### Required task
Take the lines from the beginning of the material through the line containing "import matplotlib.pyplot as plt" and retype them exactly, leaving the pictures out.

>> Begin Data provided

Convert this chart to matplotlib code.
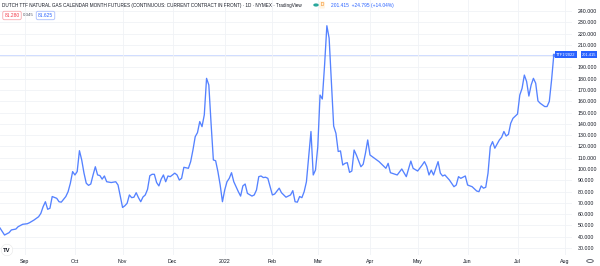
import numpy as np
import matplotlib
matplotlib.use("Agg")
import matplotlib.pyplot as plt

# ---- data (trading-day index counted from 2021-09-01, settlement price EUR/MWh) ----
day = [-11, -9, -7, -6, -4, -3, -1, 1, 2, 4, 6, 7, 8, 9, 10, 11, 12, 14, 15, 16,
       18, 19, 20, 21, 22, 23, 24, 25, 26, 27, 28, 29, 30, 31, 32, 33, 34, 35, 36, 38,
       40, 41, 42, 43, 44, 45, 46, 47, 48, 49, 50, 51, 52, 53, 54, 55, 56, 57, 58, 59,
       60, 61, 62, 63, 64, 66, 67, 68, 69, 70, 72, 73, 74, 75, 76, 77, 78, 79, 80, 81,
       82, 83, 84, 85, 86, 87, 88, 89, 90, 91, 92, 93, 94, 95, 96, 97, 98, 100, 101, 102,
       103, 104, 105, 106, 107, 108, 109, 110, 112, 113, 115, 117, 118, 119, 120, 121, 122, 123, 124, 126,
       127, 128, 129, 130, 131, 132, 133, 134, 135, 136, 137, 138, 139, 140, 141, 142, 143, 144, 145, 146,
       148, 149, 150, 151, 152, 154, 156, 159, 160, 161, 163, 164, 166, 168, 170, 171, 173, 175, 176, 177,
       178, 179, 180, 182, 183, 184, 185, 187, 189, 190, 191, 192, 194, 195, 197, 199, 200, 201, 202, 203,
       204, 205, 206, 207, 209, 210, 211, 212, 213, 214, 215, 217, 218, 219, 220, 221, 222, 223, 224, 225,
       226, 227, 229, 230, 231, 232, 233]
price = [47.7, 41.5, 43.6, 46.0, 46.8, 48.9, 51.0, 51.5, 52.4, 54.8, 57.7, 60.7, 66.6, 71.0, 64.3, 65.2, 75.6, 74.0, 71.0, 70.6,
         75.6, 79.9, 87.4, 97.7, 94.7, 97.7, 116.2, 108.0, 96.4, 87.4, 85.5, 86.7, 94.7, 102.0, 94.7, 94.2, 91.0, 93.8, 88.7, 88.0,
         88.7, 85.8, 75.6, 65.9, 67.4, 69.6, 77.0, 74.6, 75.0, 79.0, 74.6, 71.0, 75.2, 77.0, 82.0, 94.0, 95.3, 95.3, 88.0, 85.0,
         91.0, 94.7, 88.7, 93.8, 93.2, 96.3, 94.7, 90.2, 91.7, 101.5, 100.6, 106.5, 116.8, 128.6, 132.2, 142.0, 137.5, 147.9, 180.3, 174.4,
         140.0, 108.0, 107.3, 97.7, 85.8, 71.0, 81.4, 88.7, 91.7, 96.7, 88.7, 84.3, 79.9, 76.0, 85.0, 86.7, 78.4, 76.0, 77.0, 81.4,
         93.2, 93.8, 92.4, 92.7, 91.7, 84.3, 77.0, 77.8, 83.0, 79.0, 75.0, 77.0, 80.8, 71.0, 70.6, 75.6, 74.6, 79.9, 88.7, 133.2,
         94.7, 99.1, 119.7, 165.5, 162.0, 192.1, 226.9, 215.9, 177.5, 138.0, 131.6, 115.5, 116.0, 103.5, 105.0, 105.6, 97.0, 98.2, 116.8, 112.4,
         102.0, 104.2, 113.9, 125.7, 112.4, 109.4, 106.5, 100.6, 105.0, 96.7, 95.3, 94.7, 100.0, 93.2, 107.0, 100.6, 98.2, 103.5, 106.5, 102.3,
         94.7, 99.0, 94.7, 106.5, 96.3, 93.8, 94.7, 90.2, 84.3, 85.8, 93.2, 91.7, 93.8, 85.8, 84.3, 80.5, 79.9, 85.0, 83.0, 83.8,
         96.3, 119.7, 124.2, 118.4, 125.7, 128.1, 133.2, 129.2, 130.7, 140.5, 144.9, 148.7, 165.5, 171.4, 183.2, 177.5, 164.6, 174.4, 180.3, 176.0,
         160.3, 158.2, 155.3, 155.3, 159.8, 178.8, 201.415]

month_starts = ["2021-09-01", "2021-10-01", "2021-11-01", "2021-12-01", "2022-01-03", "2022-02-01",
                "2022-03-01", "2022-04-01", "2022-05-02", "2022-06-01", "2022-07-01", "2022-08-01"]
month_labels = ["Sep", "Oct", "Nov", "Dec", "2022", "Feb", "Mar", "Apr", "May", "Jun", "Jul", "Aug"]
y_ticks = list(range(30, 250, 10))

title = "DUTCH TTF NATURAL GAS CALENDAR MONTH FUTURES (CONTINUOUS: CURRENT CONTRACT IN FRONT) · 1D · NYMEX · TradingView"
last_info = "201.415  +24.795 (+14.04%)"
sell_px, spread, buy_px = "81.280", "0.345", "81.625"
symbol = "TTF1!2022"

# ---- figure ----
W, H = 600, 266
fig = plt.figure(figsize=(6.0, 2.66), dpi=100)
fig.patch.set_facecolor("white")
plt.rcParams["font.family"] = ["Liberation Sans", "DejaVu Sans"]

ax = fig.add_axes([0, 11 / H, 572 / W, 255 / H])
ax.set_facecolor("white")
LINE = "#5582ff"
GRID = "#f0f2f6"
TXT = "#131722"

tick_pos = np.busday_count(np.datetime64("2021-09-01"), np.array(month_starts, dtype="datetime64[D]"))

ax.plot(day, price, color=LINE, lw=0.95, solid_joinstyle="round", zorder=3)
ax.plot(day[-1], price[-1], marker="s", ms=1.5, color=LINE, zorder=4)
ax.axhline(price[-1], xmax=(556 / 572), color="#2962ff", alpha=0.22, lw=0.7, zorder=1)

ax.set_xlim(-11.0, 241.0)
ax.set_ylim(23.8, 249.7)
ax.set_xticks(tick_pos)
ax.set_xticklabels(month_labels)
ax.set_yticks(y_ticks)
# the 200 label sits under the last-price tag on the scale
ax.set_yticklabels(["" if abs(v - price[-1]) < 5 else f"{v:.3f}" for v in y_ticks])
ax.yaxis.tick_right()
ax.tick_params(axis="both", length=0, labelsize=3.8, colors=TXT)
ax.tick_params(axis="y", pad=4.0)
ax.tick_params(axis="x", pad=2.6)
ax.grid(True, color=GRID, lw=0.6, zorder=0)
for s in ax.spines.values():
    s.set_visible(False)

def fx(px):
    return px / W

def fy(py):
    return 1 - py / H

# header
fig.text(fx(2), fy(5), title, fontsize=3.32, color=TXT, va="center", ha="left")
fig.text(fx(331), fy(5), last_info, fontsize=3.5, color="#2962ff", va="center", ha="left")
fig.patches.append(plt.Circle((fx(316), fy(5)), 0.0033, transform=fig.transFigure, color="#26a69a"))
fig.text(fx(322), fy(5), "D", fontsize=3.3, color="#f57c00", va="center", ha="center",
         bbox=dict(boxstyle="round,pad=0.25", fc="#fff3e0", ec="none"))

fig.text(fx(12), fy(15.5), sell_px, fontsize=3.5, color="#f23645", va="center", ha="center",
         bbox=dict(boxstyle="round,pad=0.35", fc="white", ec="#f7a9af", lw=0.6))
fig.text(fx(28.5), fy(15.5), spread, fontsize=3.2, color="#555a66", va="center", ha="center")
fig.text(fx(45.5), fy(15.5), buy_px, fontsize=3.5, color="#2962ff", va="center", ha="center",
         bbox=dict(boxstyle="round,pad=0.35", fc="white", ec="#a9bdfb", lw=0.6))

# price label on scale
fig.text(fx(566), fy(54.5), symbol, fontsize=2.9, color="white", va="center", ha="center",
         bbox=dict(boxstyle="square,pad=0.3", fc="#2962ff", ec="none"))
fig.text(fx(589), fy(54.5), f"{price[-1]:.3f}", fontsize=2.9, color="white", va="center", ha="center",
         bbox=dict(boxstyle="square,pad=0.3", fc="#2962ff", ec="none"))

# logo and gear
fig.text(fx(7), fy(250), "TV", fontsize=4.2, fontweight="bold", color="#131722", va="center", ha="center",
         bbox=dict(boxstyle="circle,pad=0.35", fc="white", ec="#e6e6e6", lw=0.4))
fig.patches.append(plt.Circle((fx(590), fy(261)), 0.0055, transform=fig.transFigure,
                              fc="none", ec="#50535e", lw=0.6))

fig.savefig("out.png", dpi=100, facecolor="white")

>> End Data provided

### Output of the task
Convert this chart to matplotlib code.
import numpy as np
import matplotlib
matplotlib.use("Agg")
import matplotlib.pyplot as plt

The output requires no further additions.